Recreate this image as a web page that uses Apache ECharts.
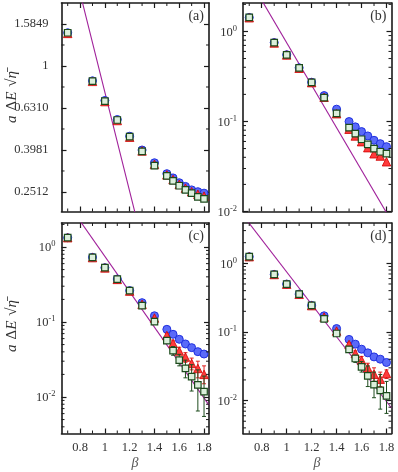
<!DOCTYPE html>
<html><head><meta charset="utf-8">
<script src="https://cdn.jsdelivr.net/npm/echarts@6/dist/echarts.min.js"></script>
<style>html,body{margin:0;padding:0;background:#fff}#c{width:398px;height:472px}</style>
</head><body><div id="c"></div>
<script>
// ---------- data ----------
const beta = [0.7, 0.9, 1.0, 1.1, 1.2, 1.3, 1.4, 1.5, 1.55, 1.6, 1.65, 1.7, 1.75, 1.8];

const aBlue  = [1.44, 0.850, 0.685, 0.556, 0.463, 0.398, 0.346, 0.307, 0.293, 0.278, 0.267, 0.257, 0.252, 0.248];
const aRed   = [1.43, 0.845, 0.677, 0.550, 0.458, 0.394, 0.340, 0.303, 0.288, 0.273, 0.262, 0.252, 0.245, 0.240];
const aGreen = [1.44, 0.848, 0.681, 0.553, 0.461, 0.392, 0.335, 0.300, 0.284, 0.269, 0.257, 0.248, 0.238, 0.233];

const bBlue  = [1.43, 0.752, 0.552, 0.395, 0.273, 0.194, 0.137, 0.0998, 0.0871, 0.0772, 0.0691, 0.0618, 0.0567, 0.0525];
const bRed   = [1.42, 0.745, 0.548, 0.390, 0.270, 0.186, 0.122, 0.0820, 0.0690, 0.0597, 0.0512, 0.0438, 0.0413, 0.0357];
const bGreen = [1.43, 0.750, 0.550, 0.393, 0.272, 0.184, 0.123, 0.0855, 0.0733, 0.0635, 0.0558, 0.0499, 0.0461, 0.0439];

const cBlue  = [1.33, 0.728, 0.530, 0.374, 0.262, 0.181, 0.121, 0.0798, 0.0685, 0.0588, 0.0509, 0.0455, 0.0402, 0.0374];
const cRed   = [1.33, 0.722, 0.526, 0.370, 0.258, 0.172, 0.113, 0.0660, 0.0520, 0.0410, 0.0340, 0.0280, 0.0240, 0.0200];
const cGreen = [1.33, 0.728, 0.530, 0.374, 0.262, 0.165, 0.101, 0.0564, 0.0415, 0.0311, 0.0241, 0.0187, 0.0145, 0.0118];
const cGreenLo = [null, null, null, null, null, null, null, 0.052, 0.036, 0.026, 0.018, 0.012, 0.0065, 0.0055];
const cGreenHi = [null, null, null, null, null, null, null, 0.061, 0.047, 0.037, 0.031, 0.027, 0.023, 0.019];
const cRedLo   = [null, null, null, null, null, null, null, 0.062, 0.048, 0.037, 0.029, 0.023, 0.018, 0.015];
const cRedHi   = [null, null, null, null, null, null, null, 0.070, 0.056, 0.046, 0.039, 0.033, 0.030, 0.026];

const dBlue  = [1.25, 0.690, 0.499, 0.356, 0.244, 0.172, 0.112, 0.0778, 0.0664, 0.0561, 0.0496, 0.0433, 0.0401, 0.0359];
const dRed   = [1.25, 0.688, 0.497, 0.354, 0.242, 0.165, 0.103, 0.0657, 0.0485, 0.0388, 0.0299, 0.0242, 0.0205, 0.0248];
const dGreen = [1.25, 0.690, 0.499, 0.356, 0.244, 0.155, 0.095, 0.0556, 0.0410, 0.0310, 0.0229, 0.0171, 0.0141, 0.0117];
const dGreenLo = [null, null, null, null, null, null, null, 0.052, 0.036, 0.026, 0.016, 0.011, 0.0075, 0.0065];
const dGreenHi = [null, null, null, null, null, null, null, 0.060, 0.046, 0.037, 0.032, 0.026, 0.024, 0.019];
const dRedLo   = [null, null, null, null, null, null, null, 0.062, 0.044, 0.034, 0.025, 0.019, 0.016, 0.021];
const dRedHi   = [null, null, null, null, null, null, null, 0.070, 0.053, 0.044, 0.035, 0.030, 0.026, 0.028];

// purple reference line (endpoints)
const lineBeta = [0.65, 1.84];
const lineVal  = [5.02, 0.0078];

// tick values and labels
const xTicks = [0.8, 1.0, 1.2, 1.4, 1.6, 1.8];
const xTickLabels = ['0.8', '1', '1.2', '1.4', '1.6', '1.8'];
const xMinorTicks = [0.7, 0.9, 1.1, 1.3, 1.5, 1.7];
const aYTicks = [1.5849, 1, 0.6310, 0.3981, 0.2512];
const aYTickLabels = ['1.5849', '1', '0.6310', '0.3981', '0.2512'];
const aYMinorTicks = [1.2589, 0.7943, 0.5012, 0.3162];
const logYTicks = [1, 0.1, 0.01];
const logYTickLabels = ['{n|10}{s|0}', '{n|10}{s|-1}', '{n|10}{s|-2}'];
const panelLetters = ['(a)', '(b)', '(c)', '(d)'];

// ---------- build ----------
const L = v => (v == null ? null : Math.log10(v));
const FONT = 'Liberation Serif';
const TXT = '#333';
const logMinor = [];
for (let e = -3; e <= 0; e++) for (let k = 2; k <= 9; k++) logMinor.push(k * Math.pow(10, e));

const panels = [
  {grid: {left: 61.5, top: 3, width: 147.5, height: 208.5}, yMin: -0.693, yMax: 0.3,
   blue: aBlue, red: aRed, green: aGreen, yTicks: aYTicks, yLabels: aYTickLabels, yMinor: aYMinorTicks, xLab: false, lm: 13},
  {grid: {left: 243, top: 3, width: 148.5, height: 208.5}, yMin: -2.0, yMax: 0.316,
   blue: bBlue, red: bRed, green: bGreen, yTicks: logYTicks, yLabels: logYTickLabels, yMinor: logMinor, xLab: false, lm: 6},
  {grid: {left: 61.5, top: 223, width: 147.5, height: 210.5}, yMin: -2.487, yMax: 0.32,
   blue: cBlue, red: cRed, green: cGreen, yTicks: logYTicks, yLabels: logYTickLabels, yMinor: logMinor, xLab: true, lm: 6,
   gLo: cGreenLo, gHi: cGreenHi, rLo: cRedLo, rHi: cRedHi},
  {grid: {left: 243, top: 223, width: 148.5, height: 210.5}, yMin: -2.48, yMax: 0.588,
   blue: dBlue, red: dRed, green: dGreen, yTicks: logYTicks, yLabels: logYTickLabels, yMinor: logMinor, xLab: true, lm: 6,
   gLo: dGreenLo, gHi: dGreenHi, rLo: dRedLo, rHi: dRedHi}
];

const grids = [], xAxes = [], yAxes = [], series = [], graphic = [];
const axisLine = {show: true, onZero: false, lineStyle: {color: '#1a1a1a', width: 1.6}};
const tickStyle = {color: '#1a1a1a', width: 1.2};
const XMIN = 0.65, XMAX = 1.84;

panels.forEach((p, i) => {
  grids.push(Object.assign({show: false, outerBoundsMode: 'none', containLabel: false}, p.grid));
  const xIdx = xAxes.length, yIdx = yAxes.length;
  const xLabelFmt = v => { const k = xTicks.findIndex(t => Math.abs(t - v) < 1e-6); return k >= 0 ? xTickLabels[k] : ''; };
  ['bottom', 'top'].forEach((pos, j) => {
    xAxes.push({
      type: 'value', gridIndex: i, position: pos, min: XMIN, max: XMAX,
      axisLine, splitLine: {show: false},
      axisTick: {show: true, inside: true, length: 5, lineStyle: tickStyle, customValues: xTicks},
      axisLabel: {show: p.xLab && j === 0, customValues: xTicks, formatter: xLabelFmt, margin: 8,
        fontFamily: FONT, fontSize: 12.5, color: TXT}
    });
  });
  const yTickLog = p.yTicks.map(L);
  const yLabelFmt = v => { const k = yTickLog.findIndex(t => Math.abs(t - v) < 1e-6); return k >= 0 ? p.yLabels[k] : ''; };
  ['left', 'right'].forEach((pos, j) => {
    yAxes.push({
      type: 'value', gridIndex: i, position: pos, min: p.yMin, max: p.yMax,
      axisLine, splitLine: {show: false},
      axisTick: {show: true, inside: true, length: 5, lineStyle: tickStyle, customValues: yTickLog},
      axisLabel: {show: j === 0, customValues: yTickLog, formatter: yLabelFmt, margin: p.lm,
        fontFamily: FONT, fontSize: 12.5, color: TXT,
        rich: {n: {fontFamily: FONT, fontSize: 12.5, color: TXT, verticalAlign: 'bottom'},
               s: {fontFamily: FONT, fontSize: 8.5, color: TXT, verticalAlign: 'bottom', padding: [0, 0, 6, 0]}}}
    });
  });
  // minor ticks (decoration) on all four sides
  const minorData = xMinorTicks.map(v => [0, v]).concat(
    p.yMinor.map(L).filter(v => v > p.yMin && v < p.yMax).map(v => [1, v]));
  series.push({
    type: 'custom', xAxisIndex: xIdx, yAxisIndex: yIdx, clip: false, silent: true, z: 5,
    data: minorData, encode: {x: -1, y: -1},
    renderItem: (params, api) => {
      const cs = params.coordSys; const kind = api.value(0), v = api.value(1); const len = 3;
      const st = {stroke: '#1a1a1a', lineWidth: 1};
      if (kind === 0) {
        const x = api.coord([v, p.yMin])[0];
        return {type: 'group', children: [
          {type: 'line', shape: {x1: x, y1: cs.y + cs.height, x2: x, y2: cs.y + cs.height - len}, style: st},
          {type: 'line', shape: {x1: x, y1: cs.y, x2: x, y2: cs.y + len}, style: st}]};
      }
      const y = api.coord([XMIN, v])[1];
      return {type: 'group', children: [
        {type: 'line', shape: {x1: cs.x, y1: y, x2: cs.x + len, y2: y}, style: st},
        {type: 'line', shape: {x1: cs.x + cs.width, y1: y, x2: cs.x + cs.width - len, y2: y}, style: st}]};
    }
  });
  // purple reference line
  series.push({
    type: 'line', xAxisIndex: xIdx, yAxisIndex: yIdx, showSymbol: false, clip: true, z: 2,
    data: lineBeta.map((b, k) => [b, L(lineVal[k])]),
    lineStyle: {color: '#a0209a', width: 1.1}
  });
  const errSeries = (lo, hi, color, z) => ({
    type: 'custom', xAxisIndex: xIdx, yAxisIndex: yIdx, z: z, silent: true,
    data: beta.map((b, k) => [b, L(lo[k]), L(hi[k])]).filter(d => d[1] != null),
    encode: {x: 0, y: [1, 2]},
    renderItem: (params, api) => {
      const x = api.value(0);
      const p1 = api.coord([x, api.value(1)]), p2 = api.coord([x, api.value(2)]);
      const st = {stroke: color, lineWidth: 1}; const c = 2;
      return {type: 'group', children: [
        {type: 'line', shape: {x1: p1[0], y1: p1[1], x2: p2[0], y2: p2[1]}, style: st},
        {type: 'line', shape: {x1: p1[0] - c, y1: p1[1], x2: p1[0] + c, y2: p1[1]}, style: st},
        {type: 'line', shape: {x1: p2[0] - c, y1: p2[1], x2: p2[0] + c, y2: p2[1]}, style: st}]};
    }
  });
  series.push({
    type: 'scatter', xAxisIndex: xIdx, yAxisIndex: yIdx, z: 3, symbol: 'circle', symbolSize: 8,
    data: beta.map((b, k) => [b, L(p.blue[k])]),
    itemStyle: {color: '#5a6af8', borderColor: '#2030e0', borderWidth: 1, opacity: 1}
  });
  if (p.rLo) series.push(errSeries(p.rLo, p.rHi, '#e02020', 4));
  series.push({
    type: 'scatter', xAxisIndex: xIdx, yAxisIndex: yIdx, z: 4, symbol: 'triangle', symbolSize: 8.5,
    data: beta.map((b, k) => [b, L(p.red[k])]),
    itemStyle: {color: '#ff3b3b', borderColor: '#d00000', borderWidth: 0.8, opacity: 1}
  });
  if (p.gLo) series.push(errSeries(p.gLo, p.gHi, '#1f4d1f', 5));
  series.push({
    type: 'scatter', xAxisIndex: xIdx, yAxisIndex: yIdx, z: 6, symbol: 'rect', symbolSize: 6.5,
    data: beta.map((b, k) => [b, L(p.green[k])]),
    itemStyle: {color: '#dcefdc', borderColor: '#1c4a1c', borderWidth: 1.2, opacity: 1}
  });
  graphic.push({type: 'text', right: 398 - (p.grid.left + p.grid.width) + 5, top: p.grid.top + 6, z: 10,
    style: {text: panelLetters[i], fontFamily: FONT, fontSize: 14, fill: TXT}});
});

const yNameRich = {i: {fontFamily: FONT, fontStyle: 'italic', fontSize: 15, fill: TXT, color: TXT},
                   r: {fontFamily: FONT, fontSize: 15, fill: TXT, color: TXT},
                   g: {fontFamily: FONT, fontSize: 15, fill: TXT, color: TXT, padding: [0, 0, 0, 5]}};
const yName = '{i|a}{g|Δ}{i|E}{g|√}{i|η̄}';
[[12, 97], [12, 326]].forEach(([x, y]) => graphic.push({
  type: 'text', x: x, y: y, rotation: Math.PI / 2, z: 10,
  style: {text: yName, rich: yNameRich, fontFamily: FONT, fontSize: 15, fill: TXT, align: 'center', verticalAlign: 'middle'}
}));
[[135, 463], [317, 463]].forEach(([x, y]) => graphic.push({
  type: 'text', x: x, y: y, z: 10,
  style: {text: 'β', fontFamily: FONT, fontStyle: 'italic', fontSize: 14, fill: '#555', align: 'center', verticalAlign: 'middle'}
}));

const chart = echarts.init(document.getElementById('c'), null, {renderer: 'canvas', width: 398, height: 472});
chart.setOption({
  animation: false, backgroundColor: '#fff',
  grid: grids, xAxis: xAxes, yAxis: yAxes, series: series, graphic: graphic
});
</script>
</body></html>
========
**GIVEN EXERCISE**: Only the lines from the top of the data through the line with "1.7, 1.75, 1.8];" should be quoted, exactly and with both ends kept; skip the pictures.

**WORKED ANSWER**:
Recreate this image as a web page that uses Apache ECharts.
<!DOCTYPE html>
<html><head><meta charset="utf-8">
<script src="https://cdn.jsdelivr.net/npm/echarts@6/dist/echarts.min.js"></script>
<style>html,body{margin:0;padding:0;background:#fff}#c{width:398px;height:472px}</style>
</head><body><div id="c"></div>
<script>
// ---------- data ----------
const beta = [0.7, 0.9, 1.0, 1.1, 1.2, 1.3, 1.4, 1.5, 1.55, 1.6, 1.65, 1.7, 1.75, 1.8];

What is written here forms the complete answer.